Before the club opened, Slowdown wrestled with the idea of being smoke-free. The club even polled people who came to its website. In the end, they followed their gut instinct and kept the smoke out of the club, a decision that they’ve never regretted.
“If this had been a smoking bar for the last year, it would be in this facility forever and you wouldn’t be able to get it out,” Nansel said. “I never used to mind going to bars that allow smoking, but after spending more time here in the last year, I notice it a lot more. My eyes hurt.”
“I’ve had a few people tell us — from both the customer and bar-owner side of things — that we would have had more business on off nights if we had allowed smoking,” Kulbel said. “But I know people who won’t go to shows at The Waiting Room because they allow smoking. Had we built Slowdown in 2000, or even in 2005, that choice wouldn’t have been there for us. Now enough people know that a nonsmoking environment is where things are headed.”

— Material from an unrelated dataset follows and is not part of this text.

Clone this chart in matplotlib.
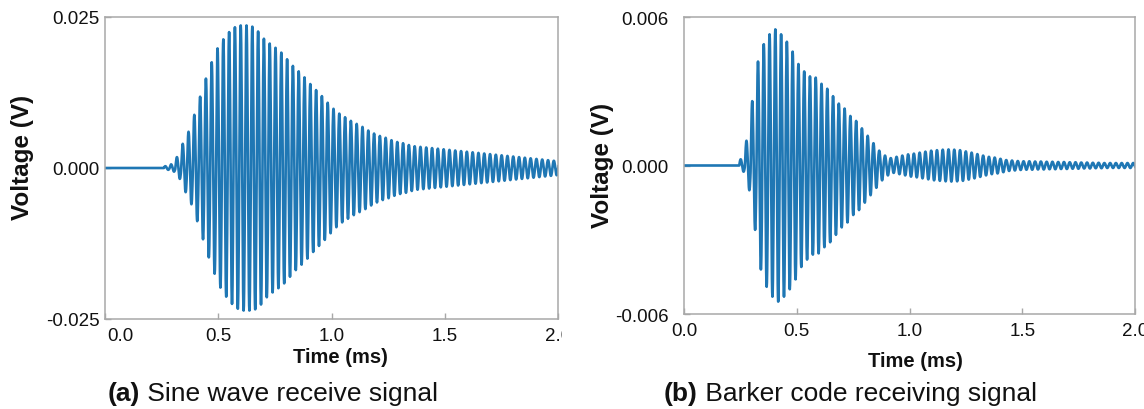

And speaking of where things are headed, what’s going on with Blue Line Coffee and American Apparel? Blue Line’s addition to the complex was announced before Slowdown opened, with a target opening date of last fall.
“Blue Line is going to open any day now,” Nansel said, adding that the owner is just waiting for some “permits and approvals.” Nansel pointed out that construction materials — i.e., drywall — had just arrived inside the American Apparel space — a space that was originally slated for a restaurant.
Both Nansel and Kulbel voiced frustration over their inability to find a restaurant suitable for the location, and by “suitable” they mean locally owned and operated — i.e., not a national chain. “All the restaurant owners we talked to, said ‘I’m busy enough trying to keep this one place going. I don’t have resources and time to open another location,'” Nansel said. “I think it’s a hard business. Anyone in that business on their own is putting all their time and effort into their existing space. We had a couple people approach us who were not previous restaurant owners, but could never get the financing.”
“Any frustration you might have is multiplied by 1,000 for me,” Kulbel said when I told him how disappointed I was that the restaurant idea fell through. “We went through so many different options and people. It took months and months of time. At the frustrations’ peak, American Apparel came to us and said, ‘We want that space.’ It seemed pretty crazy right off the bat, but the more we thought about it the more it made sense. We had gotten to the point where we were somewhat bleeding money on that space. We have a gargantuan mortgage payment to make every month, too big to have 3,800 square feet of retail space sitting there empty. I can’t imagine what would have happened if Famous Dave’s had walked up at the same time. I hoped I wouldn’t have said ‘yes’ to that at any point.”
So what’s the difference between a chain restaurant and a chain clothing store? Kulbel said he eats at chain restaurants all the time. “We just like the idea of a local restaurant, much in the same way we like the idea of a local clothing store,” he said. “Slowly we figured out that a local clothing store wasn’t a viable thing. The chance of a local clothing store going out of business was way greater than a local restaurant going out of business. You could have the hippest, coolest clothing store in your development and there’s a good chance it won’t (attract customers). But people will frequent the hippest, coolest restaurant.”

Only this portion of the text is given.